* Source data
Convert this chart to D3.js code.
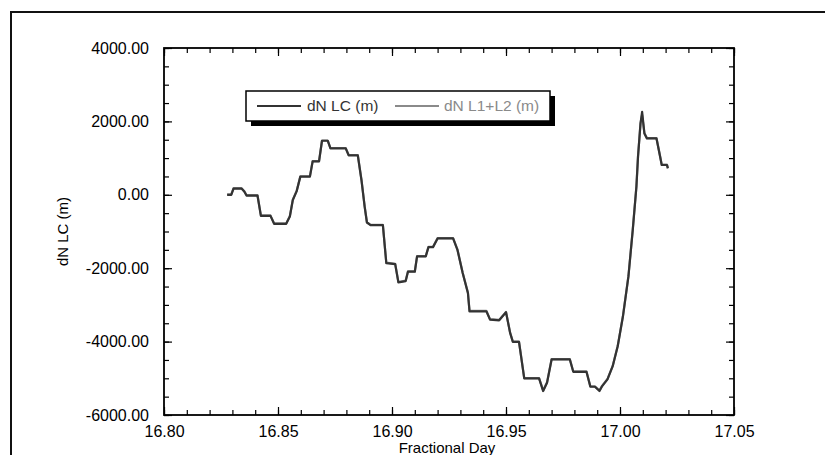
<!doctype html>
<html lang="en">
<head>
    <meta http-equiv="content-type" content="text/html; charset=utf-8" />
    <title>dN LC vs Fractional Day</title>
    <style>
        html, body { margin: 0; padding: 0; background: #fff; overflow: hidden; }
        svg { display: block; }
        svg text { font-family: "Liberation Sans", Arial, Helvetica, sans-serif; }
    </style>
</head>
<body>
    <svg id="chart"></svg>

    <script src="https://cdn.jsdelivr.net/npm/d3@7/dist/d3.min.js"></script>
    <script>
        // fractional day of each point
        const days = [
            16.8277, 16.8295, 16.8305, 16.8340, 16.8352, 16.8362, 16.8410, 16.8425, 16.8467, 16.8483,
            16.8536, 16.8552, 16.8565, 16.8582, 16.8598, 16.8640, 16.8652, 16.8680, 16.8693, 16.8718,
            16.8730, 16.8797, 16.8810, 16.8850, 16.8866, 16.8880, 16.8890, 16.8906, 16.8960, 16.8975,
            16.9014, 16.9028, 16.9060, 16.9070, 16.9100, 16.9110, 16.9148, 16.9160, 16.9180, 16.9200,
            16.9268, 16.9287, 16.9310, 16.9333, 16.9340, 16.9414, 16.9430, 16.9470, 16.9500, 16.9518,
            16.9530, 16.9557, 16.9580, 16.9645, 16.9663, 16.9680, 16.9700, 16.9780, 16.9795, 16.9853,
            16.9870, 16.9890, 16.9910, 16.9922, 16.9945, 16.9968, 16.9990, 17.0013, 17.0037, 17.0056,
            17.0072, 17.0079, 17.0090, 17.0097, 17.0107, 17.0118, 17.0160, 17.0176, 17.0183, 17.0206,
            17.0210
        ];
        // dN LC (m)
        const dnLC = [
            0, 0, 170, 170, 90, -20, -20, -575, -575, -790,
            -790, -590, -140, 100, 495, 495, 910, 910, 1473, 1473,
            1265, 1265, 1074, 1074, 404, -320, -755, -828, -828, -1860,
            -1888, -2386, -2350, -2096, -2096, -1680, -1680, -1426, -1426, -1190,
            -1190, -1498, -2132, -2676, -3174, -3174, -3400, -3420, -3200, -3763,
            -4007, -4007, -5004, -5004, -5348, -5121, -4487, -4487, -4823, -4823,
            -5230, -5230, -5348, -5212, -5031, -4670, -4125, -3310, -2223, -955,
            223, 1038, 1944, 2261, 1672, 1536, 1536, 1038, 812, 812,
            721
        ];
        // dN L1+L2 (m)
        const dnL12 = [
            10, 10, 180, 180, 100, -10, -10, -560, -560, -780,
            -780, -580, -130, 110, 505, 505, 920, 920, 1480, 1480,
            1275, 1275, 1085, 1085, 415, -310, -745, -818, -818, -1850,
            -1878, -2376, -2340, -2086, -2086, -1670, -1670, -1416, -1416, -1180,
            -1180, -1488, -2122, -2666, -3164, -3164, -3390, -3410, -3190, -3753,
            -3997, -3997, -4994, -4994, -5330, -5110, -4477, -4477, -4813, -4813,
            -5220, -5220, -5330, -5200, -5020, -4660, -4115, -3300, -2213, -945,
            233, 1048, 1954, 2180, 1682, 1546, 1546, 1048, 822, 822,
            731
        ];
        const series = [
            {name: "dN L1+L2 (m)", values: dnL12, color: "#8a8a8a"},
            {name: "dN LC (m)", values: dnLC, color: "#333333"}
        ];
        const xTicks = [16.80, 16.85, 16.90, 16.95, 17.00, 17.05];
        const yTicks = [-6000, -4000, -2000, 0, 2000, 4000];

        const width = 825, height = 455;
        const plot = {left: 164, right: 734, top: 48, bottom: 415};

        const svg = d3.select("#chart")
            .attr("width", width)
            .attr("height", height);

        // outer border (only top and left visible)
        svg.append("path")
            .attr("d", `M11,${height} L11,12 L${width},12`)
            .attr("fill", "none")
            .attr("stroke", "#111")
            .attr("stroke-width", 2);

        const x = d3.scaleLinear().domain([16.80, 17.05]).range([plot.left, plot.right]);
        const y = d3.scaleLinear().domain([-6000, 4000]).range([plot.bottom, plot.top]);

        const minorX = d3.range(0, 26).map(i => 16.80 + i * 0.01);
        const minorY = d3.range(0, 21).map(i => -6000 + i * 500);

        // plain hyphen for negative numbers, as in the original
        const fmt = d => d3.format(".2f")(d).replace("\u2212", "-");

        function styleAxis(g) {
            g.select(".domain").remove();
            g.selectAll("line").attr("stroke", "#000").attr("stroke-width", 1.2);
        }

        // minor ticks, all four sides
        svg.append("g").attr("transform", `translate(0,${plot.bottom})`)
            .call(d3.axisBottom(x).tickValues(minorX).tickFormat("").tickSize(-5)).call(styleAxis);
        svg.append("g").attr("transform", `translate(0,${plot.top})`)
            .call(d3.axisTop(x).tickValues(minorX).tickFormat("").tickSize(-5)).call(styleAxis);
        svg.append("g").attr("transform", `translate(${plot.left},0)`)
            .call(d3.axisLeft(y).tickValues(minorY).tickFormat("").tickSize(-5)).call(styleAxis);
        svg.append("g").attr("transform", `translate(${plot.right},0)`)
            .call(d3.axisRight(y).tickValues(minorY).tickFormat("").tickSize(-5)).call(styleAxis);

        // major ticks + labels
        const xAxis = svg.append("g").attr("transform", `translate(0,${plot.bottom})`)
            .call(d3.axisBottom(x).tickValues(xTicks).tickFormat(fmt).tickSize(-8).tickPadding(11))
            .call(styleAxis);
        xAxis.selectAll("text").attr("font-size", 16).attr("fill", "#000")
            .attr("font-family", "'Liberation Sans', Arial, sans-serif");

        svg.append("g").attr("transform", `translate(0,${plot.top})`)
            .call(d3.axisTop(x).tickValues(xTicks).tickFormat("").tickSize(-8)).call(styleAxis);

        const yAxis = svg.append("g").attr("transform", `translate(${plot.left},0)`)
            .call(d3.axisLeft(y).tickValues(yTicks).tickFormat(fmt).tickSize(-8).tickPadding(15))
            .call(styleAxis);
        yAxis.selectAll("text").attr("font-size", 16).attr("fill", "#000")
            .attr("font-family", "'Liberation Sans', Arial, sans-serif");

        svg.append("g").attr("transform", `translate(${plot.right},0)`)
            .call(d3.axisRight(y).tickValues(yTicks).tickFormat("").tickSize(-8)).call(styleAxis);

        // frame
        svg.append("rect")
            .attr("x", plot.left).attr("y", plot.top)
            .attr("width", plot.right - plot.left).attr("height", plot.bottom - plot.top)
            .attr("fill", "none").attr("stroke", "#000").attr("stroke-width", 1.8);

        // lines
        const line = d3.line()
            .x((d, i) => x(days[i]))
            .y(d => y(d));

        svg.append("g")
            .selectAll("path")
            .data(series)
            .join("path")
            .attr("fill", "none")
            .attr("stroke", d => d.color)
            .attr("stroke-width", 2.2)
            .attr("stroke-linejoin", "round")
            .attr("d", d => line(d.values));

        // axis titles
        svg.append("text")
            .attr("x", (plot.left + plot.right) / 2 - 2)
            .attr("y", 453)
            .attr("text-anchor", "middle")
            .attr("font-size", 15)
            .text("Fractional Day");

        svg.append("text")
            .attr("transform", `translate(68,${(plot.top + plot.bottom) / 2}) rotate(-90)`)
            .attr("text-anchor", "middle")
            .attr("font-size", 15)
            .text("dN LC (m)");

        // legend
        const lg = {x: 246, y: 91, w: 304, h: 30};
        svg.append("rect")
            .attr("x", lg.x + 5).attr("y", lg.y + 5)
            .attr("width", lg.w).attr("height", lg.h)
            .attr("fill", "#000");
        svg.append("rect")
            .attr("x", lg.x).attr("y", lg.y)
            .attr("width", lg.w).attr("height", lg.h)
            .attr("fill", "#fff").attr("stroke", "#000").attr("stroke-width", 1.5);

        const legendItems = [
            {name: "dN LC (m)", color: "#333333", x0: 257, x1: 301, tx: 307},
            {name: "dN L1+L2 (m)", color: "#8a8a8a", x0: 395, x1: 439, tx: 444}
        ];
        const cy = lg.y + lg.h / 2;
        const li = svg.append("g").selectAll("g").data(legendItems).join("g");
        li.append("line")
            .attr("x1", d => d.x0).attr("x2", d => d.x1)
            .attr("y1", cy).attr("y2", cy)
            .attr("stroke", d => d.color).attr("stroke-width", 2);
        li.append("text")
            .attr("x", d => d.tx).attr("y", cy)
            .attr("dy", "0.35em")
            .attr("font-size", 15.5)
            .attr("fill", d => d.color)
            .text(d => d.name);
    </script>
</body>
</html>
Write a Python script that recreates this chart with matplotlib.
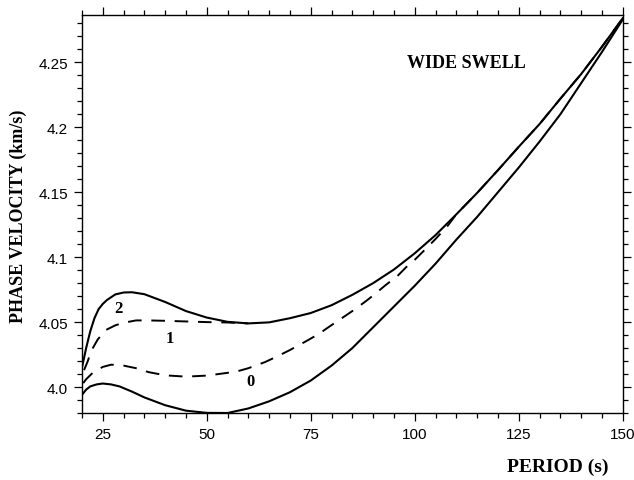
import matplotlib.pyplot as plt
from matplotlib.ticker import FixedLocator, MultipleLocator

# period (s) / phase velocity (km/s)
period_upper = [20, 21, 22, 23, 24, 25, 26, 28, 30, 32, 35, 40, 45, 50, 55, 60,
                65, 70, 75, 80, 85, 90, 95, 100, 105, 110, 115, 120, 125, 130,
                135, 140, 145, 150]
vel_upper = [4.015, 4.030, 4.043, 4.053, 4.060, 4.064, 4.067, 4.0713, 4.0728,
             4.0730, 4.0715, 4.0655, 4.0585, 4.0535, 4.0502, 4.049, 4.0498,
             4.053, 4.057, 4.063, 4.071, 4.080, 4.0905, 4.1030, 4.117, 4.133,
             4.1495, 4.167, 4.185, 4.2025, 4.222, 4.241, 4.262, 4.284]

period_mode1 = [20.5, 21.4, 22.2, 23.8, 25.8, 28, 30, 33, 36, 40, 45, 50, 55, 60]
vel_mode1 = [4.013, 4.020, 4.0277, 4.0367, 4.044, 4.0475, 4.0495, 4.0513,
             4.0513, 4.051, 4.0505, 4.050, 4.0497, 4.049]

period_mode0 = [20.3, 21, 22.6, 25, 27, 30, 33, 36, 40, 45, 50, 54, 57, 60, 64,
                67, 70, 74, 77, 79, 82, 85, 88, 90, 93, 96, 98, 100, 103, 105,
                108, 110, 115, 120, 125, 130, 135, 140, 145, 150]
vel_mode0 = [4.003, 4.006, 4.011, 4.0155, 4.0172, 4.0165, 4.0145, 4.0115,
             4.009, 4.008, 4.0088, 4.0105, 4.0118, 4.0145, 4.0192, 4.0237,
             4.0285, 4.0355, 4.041, 4.0455, 4.052, 4.0585, 4.0655, 4.0705,
             4.0785, 4.086, 4.0925, 4.098, 4.1075, 4.114, 4.1245, 4.133,
             4.1495, 4.167, 4.185, 4.2025, 4.222, 4.241, 4.262, 4.284]

period_lower = [20, 21, 22, 23.5, 25, 27, 29, 32, 35, 40, 45, 50, 55, 60, 65,
                70, 75, 80, 85, 90, 95, 100, 105, 110, 115, 120, 125, 130, 135,
                140, 145, 150]
vel_lower = [3.994, 3.998, 4.0005, 4.002, 4.0027, 4.002, 4.0005, 3.9965,
             3.992, 3.986, 3.9818, 3.9801, 3.980, 3.9835, 3.989, 3.996, 4.005,
             4.0165, 4.030, 4.046, 4.062, 4.078, 4.095, 4.1135, 4.131, 4.150,
             4.169, 4.189, 4.210, 4.234, 4.258, 4.283]

x_ticks = [25, 50, 75, 100, 125, 150]
y_ticks = [4.0, 4.05, 4.1, 4.15, 4.2, 4.25]
y_tick_labels = ["4.0", "4.05", "4.1", "4.15", "4.2", "4.25"]

serif = ["Liberation Serif", "DejaVu Serif"]
sans = ["Liberation Sans", "DejaVu Sans"]

fig = plt.figure(figsize=(6.34, 4.81), dpi=100)
ax = fig.add_axes([0.1293, 0.1393, 0.8529, 0.8274])

dash = (0, (7, 5))
ax.plot(period_upper, vel_upper, color="black", lw=1.5)
ax.plot(period_lower, vel_lower, color="black", lw=1.5)
ax.plot(period_mode1, vel_mode1, color="black", lw=1.4, linestyle=dash)
ax.plot(period_mode0, vel_mode0, color="black", lw=1.4, linestyle=dash)

ax.text(28.7, 4.061, "2", family=serif, weight="bold", fontsize=12,
        ha="center", va="center")
ax.text(41.1, 4.038, "1", family=serif, weight="bold", fontsize=12,
        ha="center", va="center")
ax.text(60.4, 4.0046, "0", family=serif, weight="bold", fontsize=12,
        ha="center", va="center")
ax.text(112.5, 4.25, "WIDE SWELL", family=serif, weight="bold", fontsize=13,
        ha="center", va="center")

ax.set_xlim(20, 150)
ax.set_ylim(3.98, 4.2865)
ax.xaxis.set_major_locator(FixedLocator(x_ticks))
ax.xaxis.set_minor_locator(MultipleLocator(5))
ax.set_yticks(y_ticks)
ax.set_yticklabels(y_tick_labels)
ax.yaxis.set_minor_locator(MultipleLocator(0.01))
ax.tick_params(which="both", direction="out", top=True, right=True,
               color="black", width=0.9)
ax.tick_params(which="major", length=6, labelsize=11, pad=4)
ax.tick_params(which="minor", length=3.5)
for label in ax.get_xticklabels() + ax.get_yticklabels():
    label.set_family(sans)
for spine in ax.spines.values():
    spine.set_linewidth(1.0)

fig.text(0.879, 0.029, "PERIOD (s)", family=serif, weight="bold", fontsize=14,
         ha="center", va="center")
fig.text(0.029, 0.551, "PHASE VELOCITY (km/s)", family=serif, weight="bold",
         fontsize=13, rotation=90, ha="center", va="center")

fig.savefig("out.png", dpi=100)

* Exercise objective
Copy all lines from the data that hold the word "matplotlib".

* Exercise answer
Write a Python script that recreates this chart with matplotlib.
import matplotlib.pyplot as plt
from matplotlib.ticker import FixedLocator, MultipleLocator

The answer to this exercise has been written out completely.